The visit will be the first visit by a pope to the war-torn region.
The three-day trip will culminate in a private meeting with Grand Ayatollah Ali al-Sistani, the country’s top Shiite cleric and a revered figure in the Islamic world.
Iraqi Prime Minister Mustafa al-Kadhimi greeted the pope as he disembarked his plane in Baghdad around 2 p.m. local time. Hundreds of people gathered along the airport road to wave to the pope and greet him.
Tahsin al-Khafaji, spokesman for Iraq’s joint operations, said security forces had been increased.
“This visit is really important to us and provides a good perspective of Iraq because the whole world will be watching,” al-Khafaji said, adding that the high stakes will give Iraqi forces “motivation to achieve this visit with safety and peace.”

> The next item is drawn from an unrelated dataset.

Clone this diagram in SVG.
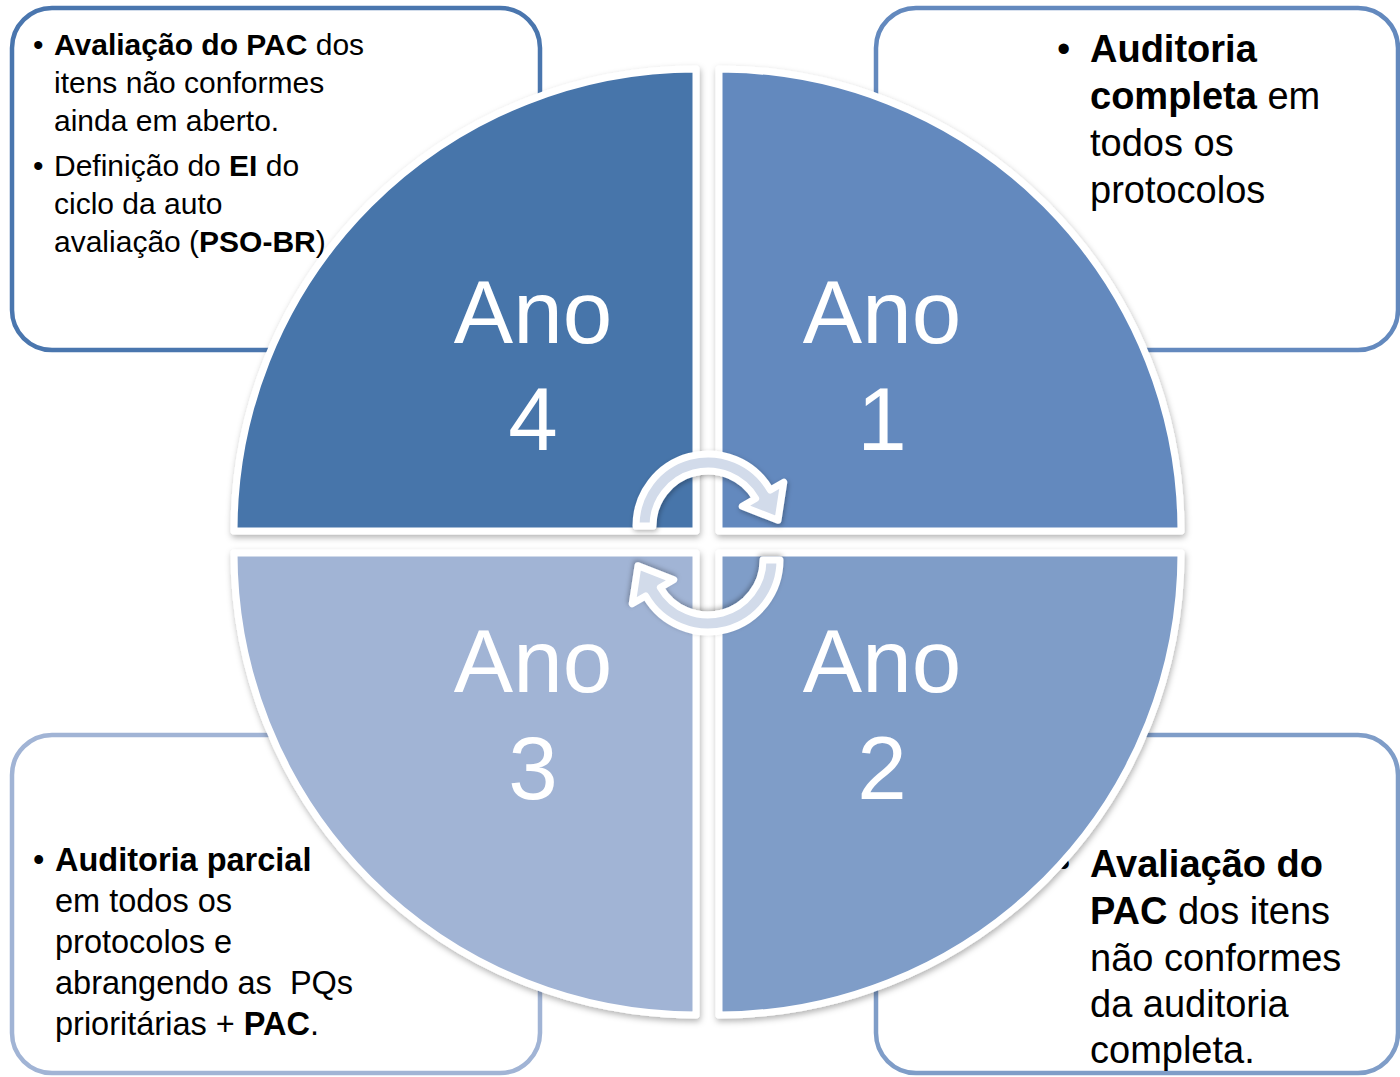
<svg xmlns="http://www.w3.org/2000/svg" width="1400" height="1077" viewBox="0 0 1400 1077">
<defs>
<filter id="sh" x="-10%" y="-10%" width="120%" height="120%">
<feDropShadow dx="1" dy="3" stdDeviation="3" flood-color="#000" flood-opacity="0.3"/>
</filter>
<filter id="sh2" x="-20%" y="-20%" width="140%" height="140%">
<feDropShadow dx="1" dy="2" stdDeviation="2.5" flood-color="#000" flood-opacity="0.3"/>
</filter>
<style>
.box{fill:#fff;stroke-width:4.5}
.t{font-family:"Liberation Sans",Arial,sans-serif;fill:#000;white-space:pre}
.s30{font-size:30px}
.s32{font-size:32.5px}
.s38{font-size:38px}
.b{font-weight:bold}
.q{stroke:#fff;stroke-width:7;stroke-linejoin:round;filter:url(#sh)}
.big{font-family:"Liberation Sans",Arial,sans-serif;font-size:89px;fill:#fff;text-anchor:middle}
.arr{fill:#D2DBEA;stroke:#fff;stroke-width:7;stroke-linejoin:round;filter:url(#sh2)}
</style>
</defs>
<rect width="1400" height="1077" fill="#fff"/>

<g id="box-ano4">
<rect class="box" x="12" y="8" width="528" height="342" rx="40" stroke="#4A76AE"/>
<text class="t s30" x="33" y="55">•</text>
<text class="t s30" x="54" y="55"><tspan class="b">Avaliação do PAC</tspan> dos</text>
<text class="t s30" x="54" y="93">itens não conformes</text>
<text class="t s30" x="54" y="131">ainda em aberto.</text>
<text class="t s30" x="33" y="176">•</text>
<text class="t s30" x="54" y="176">Definição do <tspan class="b">EI</tspan> do</text>
<text class="t s30" x="54" y="214">ciclo da auto</text>
<text class="t s30" x="54" y="252">avaliação (<tspan class="b">PSO-BR</tspan>)</text>
</g>

<g id="box-ano1">
<rect class="box" x="876" y="8" width="522" height="342" rx="40" stroke="#6389BE"/>
<text class="t s38" x="1057" y="62">•</text>
<text class="t s38 b" x="1090" y="62">Auditoria</text>
<text class="t s38" x="1090" y="109"><tspan class="b">completa</tspan> em</text>
<text class="t s38" x="1090" y="156">todos os</text>
<text class="t s38" x="1090" y="203">protocolos</text>
</g>

<g id="box-ano3">
<rect class="box" x="12" y="735" width="528" height="338" rx="40" stroke="#A1B4D5"/>
<text class="t s32" x="33" y="871">•</text>
<text class="t s32 b" x="55" y="871">Auditoria parcial</text>
<text class="t s32" x="55" y="912">em todos os</text>
<text class="t s32" x="55" y="953">protocolos e</text>
<text class="t s32" x="55" y="994">abrangendo as  PQs</text>
<text class="t s32" x="55" y="1035">prioritárias + <tspan class="b">PAC</tspan>.</text>
</g>

<g id="box-ano2">
<rect class="box" x="876" y="735" width="522" height="338" rx="40" stroke="#7F9DC8"/>
<text class="t s38" x="1057" y="877">•</text>
<text class="t s38 b" x="1090" y="877">Avaliação do</text>
<text class="t s38" x="1090" y="924"><tspan class="b">PAC</tspan> dos itens</text>
<text class="t s38" x="1090" y="971">não conformes</text>
<text class="t s38" x="1090" y="1017">da auditoria</text>
<text class="t s38" x="1090" y="1063">completa.</text>
</g>

<g id="ano4">
<path class="q" d="M696,531 L234,531 A462,462 0 0 1 696,69 Z" fill="#4774AA"/>
<text class="big" x="533" y="343">Ano</text>
<text class="big" x="533" y="450">4</text>
</g>
<g id="ano1">
<path class="q" d="M719,531 L719,69 A462,462 0 0 1 1181,531 Z" fill="#6389BE"/>
<text class="big" x="882" y="343">Ano</text>
<text class="big" x="882" y="450">1</text>
</g>
<g id="ano2">
<path class="q" d="M719,553 L1181,553 A462,462 0 0 1 719,1015 Z" fill="#7F9DC8"/>
<text class="big" x="882" y="692">Ano</text>
<text class="big" x="882" y="799">2</text>
</g>
<g id="ano3">
<path class="q" d="M696,553 L696,1015 A462,462 0 0 1 234,553 Z" fill="#A1B4D5"/>
<text class="big" x="533" y="692">Ano</text>
<text class="big" x="533" y="799">3</text>
</g>

<g id="connectors">
<path class="arr" d="M636,526 A72,72 0 0 1 770.35,490 L783.78,482.25 L777.99,520.23 L742.21,506.25 L755.63,498.5 A55,55 0 0 0 653,526 Z"/>
<path class="arr" transform="rotate(180 708 543)" d="M636,526 A72,72 0 0 1 770.35,490 L783.78,482.25 L777.99,520.23 L742.21,506.25 L755.63,498.5 A55,55 0 0 0 653,526 Z"/>
</g>
</svg>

The pope’s visit aims to urge the country’s dwindling Christian population to remain in the country and help rebuild it following years of war and persecution. He will also honor martyrs in the country as he attempts to heal deep mistrust between the Christian and Muslim populations.
“The Pope’s visit is to support the Christians in Iraq to stay, and to say that they are not forgotten,” the Chaldean patriarch, Cardinal Luis Sako, told reporters in Baghdad. The aim of Francis’ visit, he said, is to encourage them to “hold onto hope.”
The chief security concern is the spiking coronavirus pandemic: cases in Iraq have risen over the past month, almost tripling in that time. The 84-year-old pope, the Vatican delegation and traveling media have all been vaccinated; most Iraqis have not.
“I come among you as a pilgrim of peace, to repeat ‘you are all brothers,’” Francis said in a video message to the Iraqi people on the eve of his visit. “I come as a pilgrim of peace in search of fraternity, animated by the desire to pray together and walk together, also with brothers and sisters of other religious traditions.”
The Associated Press contributed to this report.